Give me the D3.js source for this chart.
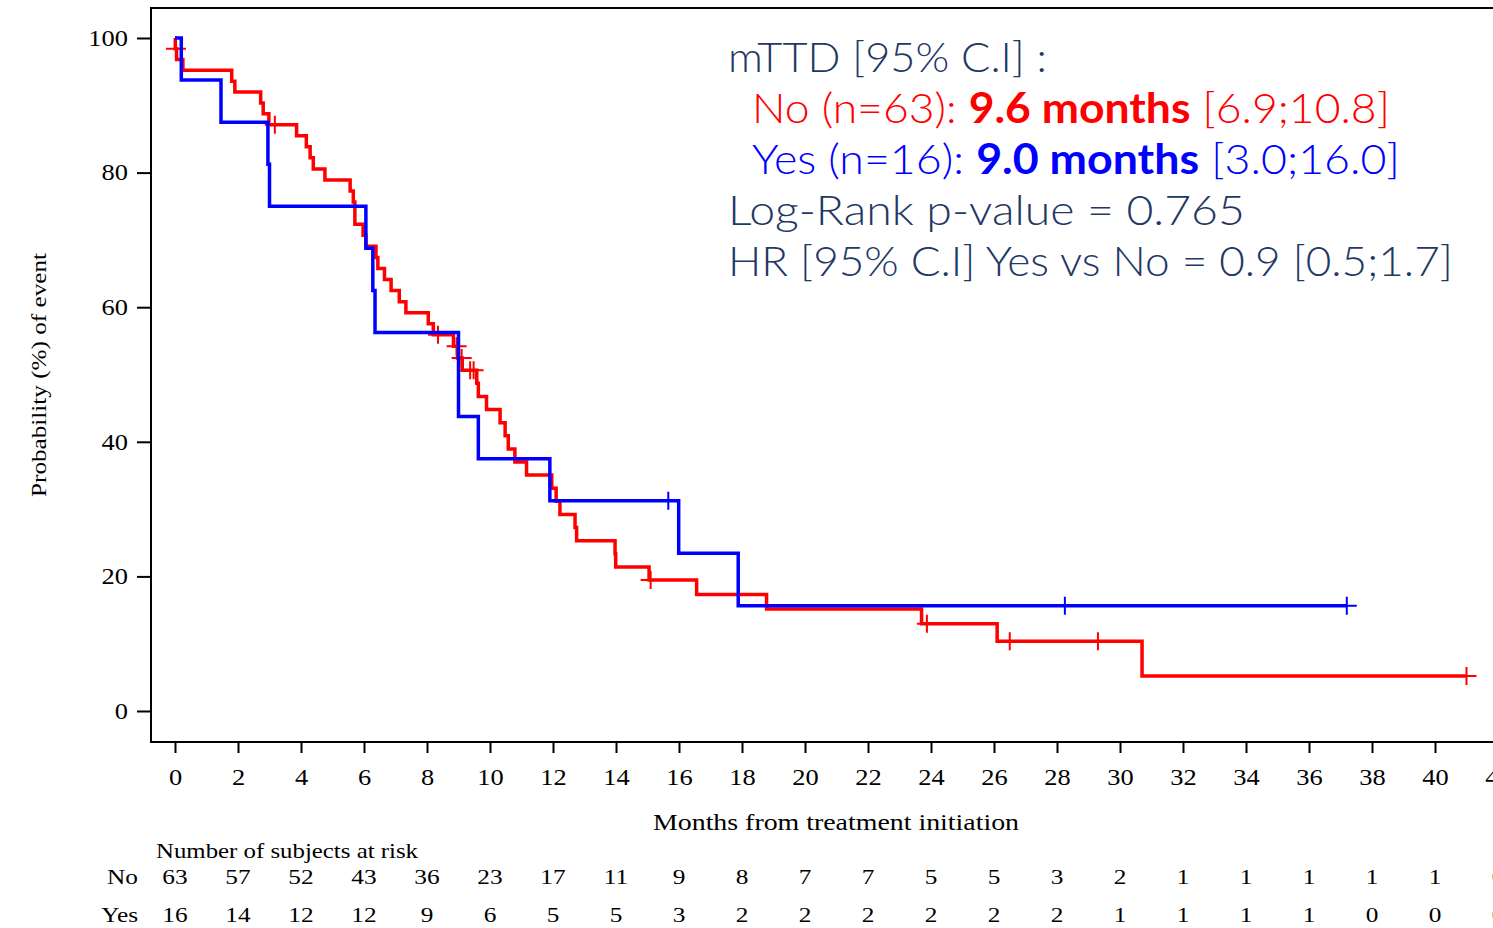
<!DOCTYPE html>
<html><head><meta charset="utf-8">
<script src="https://cdn.jsdelivr.net/npm/d3@7"></script>
<style>body{margin:0;background:#fff;} svg{display:block;background:#fff;}</style>
</head><body><svg id="c" width="1493" height="928"></svg>
<script>
// ---------- data ----------
const noTimes = [0, 0.01, 0.05, 0.25, 1.80, 1.90, 2.72, 2.80, 2.98, 3.86, 4.17, 4.29, 4.39, 4.76, 5.56, 5.66, 5.71, 5.97, 6.06, 6.38, 6.44, 6.65, 6.86, 7.12, 7.33, 8.04, 8.20, 8.84, 8.97, 9.12, 9.58, 9.63, 9.89, 10.32, 10.48, 10.58, 10.79, 11.16, 11.96, 12.10, 12.22, 12.70, 12.75, 13.97, 13.99, 15.05, 16.56, 18.78, 23.70, 26.10, 30.70];
const noSurv  = [100, 98.41, 96.80, 95.19, 93.58, 91.96, 90.35, 88.74, 87.12, 85.48, 83.84, 82.19, 80.55, 78.91, 77.26, 75.62, 72.33, 70.69, 69.04, 67.40, 65.75, 64.11, 62.47, 60.82, 59.18, 57.53, 55.89, 54.20, 52.45, 50.64, 48.69, 46.74, 44.79, 42.84, 40.89, 38.94, 36.99, 35.05, 33.10, 31.15, 29.20, 27.26, 25.31, 23.36, 21.41, 19.47, 17.30, 15.14, 12.98, 10.38, 5.19];
const noLastFollowUp = 41.0;
const noCensorTimes = [0.03, 3.17, 8.35, 8.94, 9.10, 9.37, 9.48, 15.10, 23.87, 26.50, 29.30, 41.0];
const noCensorSurv  = [98.41, 87.12, 55.89, 54.20, 52.45, 50.64, 50.64, 19.47, 12.98, 10.38, 10.38, 5.19];

const yesTimes = [0, 0.20, 1.46, 2.95, 3.00, 6.06, 6.28, 6.35, 9.00, 9.63, 11.90, 15.99, 17.88];
const yesSurv  = [100, 93.75, 87.5, 81.25, 75, 68.75, 62.5, 56.25, 43.75, 37.5, 31.25, 23.44, 15.63];
const yesLastFollowUp = 37.2;
const yesCensorTimes = [15.66, 28.25, 37.2];
const yesCensorSurv  = [31.25, 15.63, 15.63];

const xTickValues = [0,2,4,6,8,10,12,14,16,18,20,22,24,26,28,30,32,34,36,38,40,42];
const yTickValues = [0,20,40,60,80,100];
const riskNo  = [63,57,52,43,36,23,17,11,9,8,7,7,5,5,3,2,1,1,1,1,1,0];
const riskYes = [16,14,12,12,9,6,5,5,3,2,2,2,2,2,2,1,1,1,1,0,0,0];

// ---------- layout ----------
const W = 1493, H = 928;
const frameL = 151, frameT = 8, frameB = 742;
const RED = "#ff0000", BLUE = "#0000ff", NAVY = "#1f3864";
const SERIF = "'Liberation Serif','Times New Roman',serif";
const SANS = "Lato,'Open Sans',sans-serif";
const STRETCH = 1.15;

const svg = d3.select("#c");
const x = d3.scaleLinear().domain([0, 40]).range([175, 1435]);
const y = d3.scaleLinear().domain([0, 100]).range([711, 38]);

// frame
svg.append("path")
  .attr("d", `M${W+20},${frameT} H${frameL} V${frameB} H${W+20}`)
  .attr("fill", "none").attr("stroke", "#000").attr("stroke-width", 2);

// axes
const gx = svg.append("g").attr("transform", `translate(0,${frameB})`)
  .call(d3.axisBottom(x).tickValues(xTickValues).tickSize(11).tickPadding(16).tickSizeOuter(0));
gx.select(".domain").remove();
gx.selectAll(".tick line").attr("stroke", "#000").attr("stroke-width", 2);
gx.selectAll(".tick text").attr("font-family", SERIF).attr("font-size", 23).attr("fill", "#000")
  .attr("transform", `scale(${STRETCH},1)`);

const gy = svg.append("g").attr("transform", `translate(${frameL},0)`)
  .call(d3.axisLeft(y).tickValues(yTickValues).tickSize(14).tickPadding(9).tickSizeOuter(0));
gy.select(".domain").remove();
gy.selectAll(".tick line").attr("stroke", "#000").attr("stroke-width", 2);
gy.selectAll(".tick text").attr("font-family", SERIF).attr("font-size", 23).attr("fill", "#000")
  .attr("x", -23 / STRETCH).attr("transform", `scale(${STRETCH},1)`);

// axis titles
svg.append("text").attr("x", 836).attr("y", 830).attr("text-anchor", "middle")
  .attr("font-family", SERIF).attr("font-size", 24).attr("fill", "#000")
  .attr("textLength", 366).attr("lengthAdjust", "spacingAndGlyphs")
  .text("Months from treatment initiation");
svg.append("text").attr("transform", "translate(46,375) rotate(-90)").attr("text-anchor", "middle")
  .attr("font-family", SERIF).attr("font-size", 22).attr("fill", "#000")
  .attr("textLength", 244).attr("lengthAdjust", "spacingAndGlyphs")
  .text("Probability (%) of event");

// curves
const line = d3.line().x(d => x(d[0])).y(d => y(d[1])).curve(d3.curveStepAfter);
function series(times, surv, last) {
  const pts = times.map((t, i) => [t, surv[i]]);
  pts.push([last, surv[surv.length - 1]]);
  return pts;
}
function censorPath(times, surv) {
  return times.map((t, i) => {
    const px = x(t), py = y(surv[i]);
    return `M${px-10},${py}h20M${px},${py-9}v18`;
  }).join("");
}
svg.append("path").attr("d", line(series(noTimes, noSurv, noLastFollowUp)))
  .attr("fill", "none").attr("stroke", RED).attr("stroke-width", 3.5);
svg.append("path").attr("d", censorPath(noCensorTimes, noCensorSurv))
  .attr("fill", "none").attr("stroke", RED).attr("stroke-width", 2);
svg.append("path").attr("d", line(series(yesTimes, yesSurv, yesLastFollowUp)))
  .attr("fill", "none").attr("stroke", BLUE).attr("stroke-width", 3.5);
svg.append("path").attr("d", censorPath(yesCensorTimes, yesCensorSurv))
  .attr("fill", "none").attr("stroke", BLUE).attr("stroke-width", 2);

// annotation
function fitLine(sel, left, width) {
  const bb = sel.node().getBBox();
  const sx = width / bb.width;
  sel.attr("transform", `translate(${left},0) scale(${sx},1) translate(${-bb.x},0)`);
}
const annFont = 42;
const annLines = [
  {left: 728, width: 319, base: 72.5, parts: [["mTTD [95% C.I] :", NAVY, 300]]},
  {left: 752, width: 638, base: 123.5, parts: [["No (n=63): ", RED, 300], ["9.6 months", RED, 700], [" [6.9;10.8]", RED, 300]]},
  {left: 752, width: 648, base: 174.5, parts: [["Yes (n=16): ", BLUE, 300], ["9.0 months", BLUE, 700], [" [3.0;16.0]", BLUE, 300]]},
  {left: 728, width: 517, base: 225.5, parts: [["Log-Rank p-value = 0.765", NAVY, 300]]},
  {left: 728, width: 725, base: 276.5, parts: [["HR [95% C.I] Yes vs No = 0.9 [0.5;1.7]", NAVY, 300]]}
];
annLines.forEach(L => {
  const t = svg.append("text").attr("x", 0).attr("y", L.base)
    .attr("font-family", SANS).attr("font-size", annFont).attr("xml:space", "preserve")
    .style("white-space", "pre");
  L.parts.forEach(p => t.append("tspan").attr("fill", p[1]).attr("font-weight", p[2]).text(p[0]));
  fitLine(t, L.left, L.width);
});

// risk table
svg.append("text").attr("x", 156).attr("y", 858)
  .attr("font-family", SERIF).attr("font-size", 22).attr("fill", "#000")
  .attr("textLength", 262).attr("lengthAdjust", "spacingAndGlyphs")
  .text("Number of subjects at risk");
const rows = [["No", riskNo, 884], ["Yes", riskYes, 922]];
rows.forEach(([label, vals, base]) => {
  svg.append("text").attr("transform", `translate(138,${base}) scale(${STRETCH},1)`)
    .attr("text-anchor", "end").attr("font-family", SERIF).attr("font-size", 22).attr("fill", "#000")
    .text(label);
  svg.append("g").selectAll("text").data(vals).join("text")
    .attr("transform", (d, i) => `translate(${x(xTickValues[i])},${base}) scale(${STRETCH},1)`)
    .attr("text-anchor", "middle").attr("font-family", SERIF).attr("font-size", 22).attr("fill", "#000")
    .text(d => d);
});
</script>
</body></html>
§ §
• Task instructions:
Everything from the top line of the data down to and including the line with "riskYes = [16,14,12,12,9,6,5,5,3,2,2,2,2,2,2,1,1,1,1,0,0,0];" is to be copied, except the pictures.

• The result:
Give me the D3.js source for this chart.
<!DOCTYPE html>
<html><head><meta charset="utf-8">
<script src="https://cdn.jsdelivr.net/npm/d3@7"></script>
<style>body{margin:0;background:#fff;} svg{display:block;background:#fff;}</style>
</head><body><svg id="c" width="1493" height="928"></svg>
<script>
// ---------- data ----------
const noTimes = [0, 0.01, 0.05, 0.25, 1.80, 1.90, 2.72, 2.80, 2.98, 3.86, 4.17, 4.29, 4.39, 4.76, 5.56, 5.66, 5.71, 5.97, 6.06, 6.38, 6.44, 6.65, 6.86, 7.12, 7.33, 8.04, 8.20, 8.84, 8.97, 9.12, 9.58, 9.63, 9.89, 10.32, 10.48, 10.58, 10.79, 11.16, 11.96, 12.10, 12.22, 12.70, 12.75, 13.97, 13.99, 15.05, 16.56, 18.78, 23.70, 26.10, 30.70];
const noSurv  = [100, 98.41, 96.80, 95.19, 93.58, 91.96, 90.35, 88.74, 87.12, 85.48, 83.84, 82.19, 80.55, 78.91, 77.26, 75.62, 72.33, 70.69, 69.04, 67.40, 65.75, 64.11, 62.47, 60.82, 59.18, 57.53, 55.89, 54.20, 52.45, 50.64, 48.69, 46.74, 44.79, 42.84, 40.89, 38.94, 36.99, 35.05, 33.10, 31.15, 29.20, 27.26, 25.31, 23.36, 21.41, 19.47, 17.30, 15.14, 12.98, 10.38, 5.19];
const noLastFollowUp = 41.0;
const noCensorTimes = [0.03, 3.17, 8.35, 8.94, 9.10, 9.37, 9.48, 15.10, 23.87, 26.50, 29.30, 41.0];
const noCensorSurv  = [98.41, 87.12, 55.89, 54.20, 52.45, 50.64, 50.64, 19.47, 12.98, 10.38, 10.38, 5.19];

const yesTimes = [0, 0.20, 1.46, 2.95, 3.00, 6.06, 6.28, 6.35, 9.00, 9.63, 11.90, 15.99, 17.88];
const yesSurv  = [100, 93.75, 87.5, 81.25, 75, 68.75, 62.5, 56.25, 43.75, 37.5, 31.25, 23.44, 15.63];
const yesLastFollowUp = 37.2;
const yesCensorTimes = [15.66, 28.25, 37.2];
const yesCensorSurv  = [31.25, 15.63, 15.63];

const xTickValues = [0,2,4,6,8,10,12,14,16,18,20,22,24,26,28,30,32,34,36,38,40,42];
const yTickValues = [0,20,40,60,80,100];
const riskNo  = [63,57,52,43,36,23,17,11,9,8,7,7,5,5,3,2,1,1,1,1,1,0];
const riskYes = [16,14,12,12,9,6,5,5,3,2,2,2,2,2,2,1,1,1,1,0,0,0];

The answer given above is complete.